Self help author John Tarnoff says, “In order to create your future, you have to reconcile your past.” It’s good advice for his boomer audience, the over 50s who may be looking to reconnect and restart their lives. It’s also a theme that runs through “Into Invisible Light,” a new film starring Jenifer Dale.

Dale, who co-wrote the script with director Shelagh Carter, plays Helena Grayson a recently widowed woman who can only claim the inheritance if she heads a foundation for young artists. Sitting in the big chair, she has to figure out who gets support and who doesn’t. She’s thrust into the world of artists despite having given up her artistic objectives years ago. This leads to her to explore her own ambition, to write again. Writing allows her to find her voice again, to examine a life that felt inconsequential and repressed without an artistic outlet. Helping her spark joy is Michael (Peter Keleghan), a Samuel-Beckett-quoting former flame, now a writing professor. Examining her past, just as Tarnoff suggests, leads the way to her future.

“Into Invisible Light” is a movie for adults; a film for people who have lived a life and are in process, looking to start over again.
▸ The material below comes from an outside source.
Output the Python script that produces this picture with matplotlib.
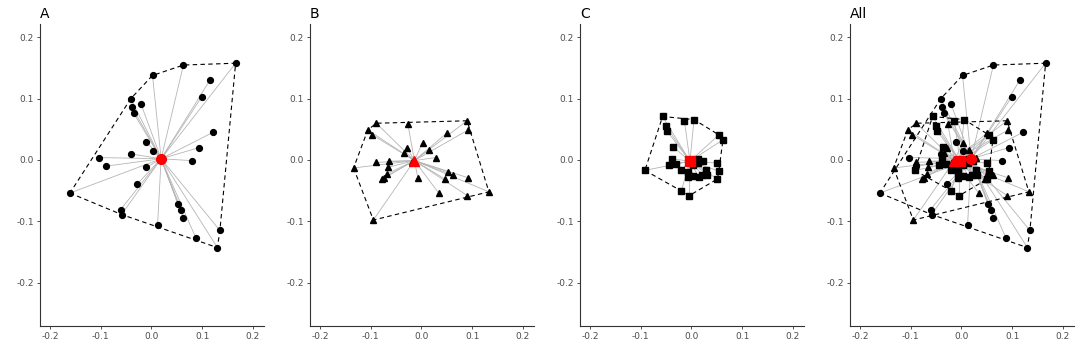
import numpy as np
import matplotlib.pyplot as plt

# === Data ===
a_x = [0.166, 0.063, 0.002, -0.041, 0.115, 0.099, -0.039, -0.021, -0.035, 0.121,
       -0.010, 0.093, 0.002, -0.041, -0.104, 0.079, -0.089, -0.010, -0.029, -0.161,
       0.052, 0.059, 0.063, -0.061, -0.059, 0.012, 0.088, 0.135, 0.130]
a_y = [0.158, 0.155, 0.138, 0.100, 0.130, 0.103, 0.087, 0.092, 0.076, 0.045,
       0.030, 0.020, 0.015, 0.010, 0.004, -0.001, -0.010, -0.012, -0.040, -0.054,
       -0.072, -0.082, -0.094, -0.081, -0.089, -0.106, -0.128, -0.115, -0.143]
a_cent = (0.019, 0.002)

b_x = [-0.089, -0.027, 0.090, -0.106, -0.097, 0.050, 0.092, 0.002, -0.028, -0.035,
       0.014, 0.028, -0.018, -0.090, -0.065, -0.066, -0.134, -0.069, -0.074, -0.077,
       0.052, 0.063, 0.092, 0.046, -0.007, 0.133, 0.034, 0.090, -0.095]
b_y = [0.060, 0.059, 0.064, 0.049, 0.041, 0.044, 0.049, 0.028, 0.019, 0.012,
       0.017, 0.004, -0.004, -0.004, -0.002, -0.012, -0.013, -0.023, -0.029, -0.031,
       -0.019, -0.025, -0.029, -0.031, -0.030, -0.052, -0.054, -0.058, -0.098]
b_cent = (-0.014, -0.001)

c_x = [-0.057, -0.014, 0.005, -0.051, -0.049, 0.054, 0.062, -0.037, -0.038, -0.044,
       -0.030, -0.021, -0.092, 0.012, 0.023, 0.002, 0.012, -0.006, -0.006, 0.002,
       0.014, 0.021, 0.031, 0.028, -0.020, -0.004, 0.051, 0.054, 0.051]
c_y = [0.071, 0.064, 0.066, 0.056, 0.048, 0.041, 0.033, 0.022, 0.002, -0.008,
       -0.006, -0.016, -0.017, 0.002, -0.001, -0.008, -0.005, -0.019, -0.027, -0.026,
       -0.027, -0.024, -0.024, -0.016, -0.050, -0.058, -0.005, -0.018, -0.031]
c_cent = (-0.003, -0.002)

groups = [('A', a_x, a_y, a_cent, 'o'),
          ('B', b_x, b_y, b_cent, '^'),
          ('C', c_x, c_y, c_cent, 's')]

ticks = [-0.2, -0.1, 0.0, 0.1, 0.2]
tick_labels = ['-0.2', '-0.1', '0.0', '0.1', '0.2']


def hull(xs, ys):
    # monotone chain convex hull, returns closed polygon
    pts = sorted(set(zip(xs, ys)))

    def cross(o, a, b):
        return (a[0] - o[0]) * (b[1] - o[1]) - (a[1] - o[1]) * (b[0] - o[0])

    lower, upper = [], []
    for p in pts:
        while len(lower) >= 2 and cross(lower[-2], lower[-1], p) <= 0:
            lower.pop()
        lower.append(p)
    for p in reversed(pts):
        while len(upper) >= 2 and cross(upper[-2], upper[-1], p) <= 0:
            upper.pop()
        upper.append(p)
    h = lower[:-1] + upper[:-1]
    h.append(h[0])
    return np.array(h)


def draw_group(ax, xs, ys, cent, marker):
    for x, y in zip(xs, ys):
        ax.plot([cent[0], x], [cent[1], y], color='#b5b5b5', lw=0.6, zorder=1)
    h = hull(xs, ys)
    ax.plot(h[:, 0], h[:, 1], color='black', lw=0.8, ls=(0, (4, 3)), zorder=2)
    ms = 4.2 if marker != 's' else 3.8
    ax.plot(xs, ys, ls='none', marker=marker, color='black', ms=ms, zorder=3)


def draw_centroid(ax, cent, marker):
    ax.plot(cent[0], cent[1], ls='none', marker=marker, color='red', ms=7, zorder=4)


def style(ax, title):
    ax.set_xlim(-0.22, 0.222)
    ax.set_ylim(-0.271, 0.222)
    for s in ['top', 'right']:
        ax.spines[s].set_visible(False)
    for s in ['left', 'bottom']:
        ax.spines[s].set_color('#333333')
        ax.spines[s].set_linewidth(0.8)
    ax.set_xticks(ticks)
    ax.set_xticklabels(tick_labels)
    ax.set_yticks(ticks)
    ax.set_yticklabels(tick_labels)
    ax.tick_params(labelsize=6.5, labelcolor='#4d4d4d', color='#333333',
                   length=2.5, width=0.6, pad=2)
    ax.set_title(title, loc='left', fontsize=10, pad=4)


fig = plt.figure(figsize=(10.8, 3.6), dpi=100)
lefts = [40, 310, 580, 850]
axes = [fig.add_axes([l / 1080, 34 / 360, 224 / 1080, 302 / 360]) for l in lefts]

for ax, (name, xs, ys, cent, m) in zip(axes[:3], groups):
    draw_group(ax, xs, ys, cent, m)
    draw_centroid(ax, cent, m)
    style(ax, name)

ax = axes[3]
for name, xs, ys, cent, m in groups:
    draw_group(ax, xs, ys, cent, m)
for name, xs, ys, cent, m in groups:
    draw_centroid(ax, cent, m)
style(ax, 'All')

fig.savefig('out.png', dpi=100)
It’s a finely tuned story of second chances that eloquently essays a reawakening.

Densely written, this thoughtful examination of Helena’s new phase of life is supported by elegant cinematography courtesy of Ousama Rawi and a moody, stark score by Shawn Pierce. It occasionally takes itself a bit too seriously, leaning on minor chord drama for effect, but the lingering effect is one of hopeful rebirth.